Working from a rickety shack dubbed the Termite Terrace, the overworked, underpaid animators responsible for the Golden Age of Warner Brothers cartoons (roughly 1930-–1950) had no intention of creating art. Often openly at odds with their supervisors, their output served as the deranged Goofus to Disney's Gallant. Wild, squirrely, and anarchic as all hell, the protagonists in a WB cartoon seized control of their parallel universe. Where, say, Mickey Mouse would run shrieking from an enemy, Bugs Bunny would immediately launch a counterattack in the form of a well-timed hotfoot. When Disney animation resurfaced on television in the early '90s with the blandly vanilla Duck Tales, the gang at Warner Bros. duly rose to the challenge. True to form, they responded with anvils and dynamite.

Animaniacs, a refinement of the studio's earlier, fitfully amusing Tiny Toons Adventures, serves as the cartoon equivalent of Pop Rocks: fast, funny, and savvy about pop-culture without relying on the audience's recognition of same for easy laughs. As this five-disc set generously illustrates, the show at its best hit unexpected, occasionally surreal, heights suitable for both kiddies and adults. An Apocalypse Now parody where the title characters venture into the depths of the studio lot to stop a maniacal director is inspired enough; that said director is a bald, obese Jerry Lewis in full-on kvetch mode comes awfully close to glorious.

As with any multi-skit show, a number of duds can be found. The pigeon mob spoof "Goodfeathers" is pretty much a one-note gag, although the ultimate ambition of the characters to perch on a statue of Scorsese is an admittedly nice touch. "Buttons and Mindy," meanwhile, is a disappointingly standard pet-chase-baby scenario, with its only distinction being a level of violence that occasionally rivaled The Ren & Stimpy Show. As for the Bernadette Peters–voiced musical cat saga "Rita and Runt"—well, even without commercials, this set still offers plenty of moments where a viewer can safely hit the fridge. Still, it's easy to forgive a lot when balanced out against the marvelous "Pinky and the Brain," in which an Orson Welles–inflected genius mouse and his moronic sidekick endlessly plot to take over the world.
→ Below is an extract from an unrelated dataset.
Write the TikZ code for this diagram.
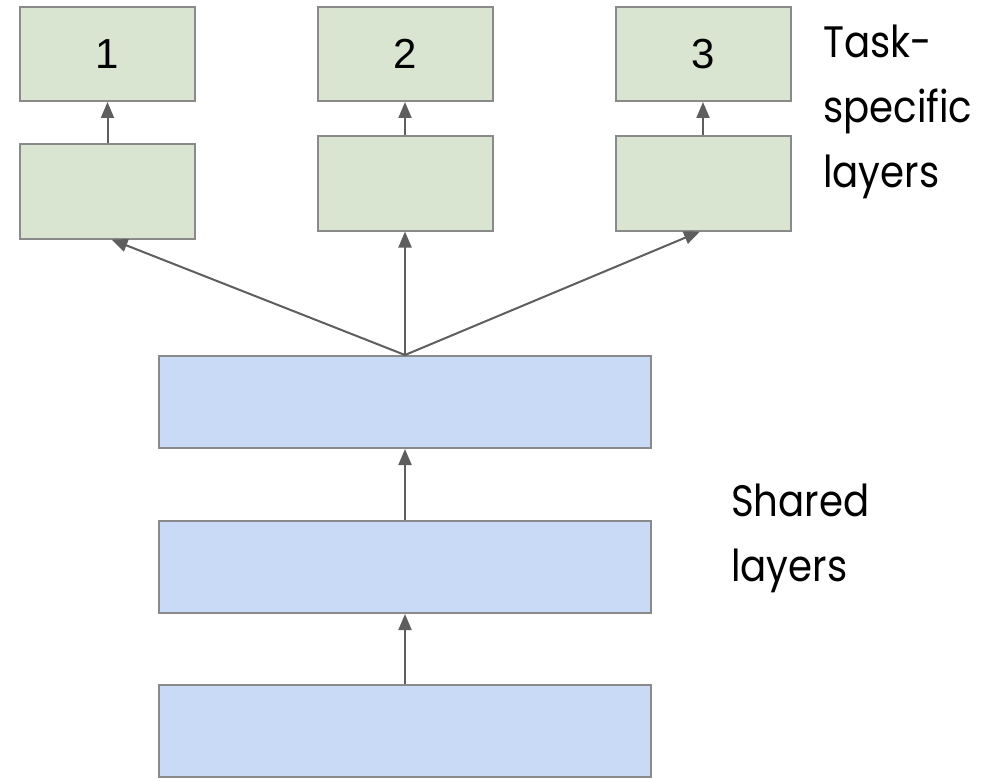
\documentclass[tikz,border=0pt]{standalone}
\usepackage{fontspec}
\setmainfont[FakeStretch=0.88]{Poppins}
\newfontfamily\numfont{Liberation Sans}
\usetikzlibrary{arrows.meta}
\definecolor{greenfill}{HTML}{D9E5D1}
\definecolor{bluefill}{HTML}{C9DAF6}
\definecolor{boxline}{HTML}{8A8A8A}
\definecolor{arrowcol}{HTML}{5E5E5E}
\begin{document}
\begin{tikzpicture}[x=1pt,y=-1pt,
  taskbox/.style={draw=boxline,fill=greenfill,line width=2pt,minimum width=175pt,minimum height=94pt,inner sep=0pt,font=\numfont\fontsize{42}{42}\selectfont},
  sharedbox/.style={draw=boxline,fill=bluefill,line width=2pt,minimum width=492pt,minimum height=92pt,inner sep=0pt},
  conn/.style={draw=arrowcol,line width=2pt,-{Triangle[width=13pt,length=16pt]}},
  label/.style={anchor=north west,inner sep=0pt,align=left,font=\fontsize{44}{65}\selectfont}]
\useasboundingbox (0,0) rectangle (1001,781);
% task-specific boxes
\node[taskbox] (o1) at (107.5,54) {1};
\node[taskbox] (o2) at (405,54) {2};
\node[taskbox] (o3) at (703,54) {3};
\node[taskbox] (h1) at (107.5,191.5) {};
\node[taskbox] (h2) at (405,183.5) {};
\node[taskbox] (h3) at (703,183.5) {};
% shared boxes
\node[sharedbox] (s3) at (405,402) {};
\node[sharedbox] (s2) at (405,567) {};
\node[sharedbox] (s1) at (405,731) {};
% connectors
\draw[conn] (h1.north) -- (o1.south);
\draw[conn] (h2.north) -- (o2.south);
\draw[conn] (h3.north) -- (o3.south);
\draw[conn] (s3.north) -- ([xshift=4pt]h1.south);
\draw[conn] (s3.north) -- (h2.south);
\draw[conn] (s3.north) -- ([xshift=-3pt]h3.south);
\draw[conn] (s1.north) -- (s2.south);
\draw[conn] (s2.north) -- (s3.south);
% labels
\node[label] (tl) at (823,25) {Task-\\specific\\layers};
\node[label] (sl) at (731,484) {Shared\\layers};
\end{tikzpicture}
\end{document}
Like most cartoons, watching too many of these in a row can bring on an overstimulation headache. Taken in small doses, however, the sheer anarchic blitzkrieg is tough to resist, especially considering the current animation glut of nonsensically dubbed anime robot cartoons. When, within one 30-minute block, a show can permanently engrave all the countries of the world onto one's cerebrum via a catchy samba song (sing along with me, former kids and college stoners: "United States, Canada, Mexico, Panama ...") and then let fly with a joke about fingering The Artist Formerly Known as Prince, something's clearly going right. Somewhere, the former Termite Terrace folks are tipping a 40 in parental approval. And then bashing someone over the head with it.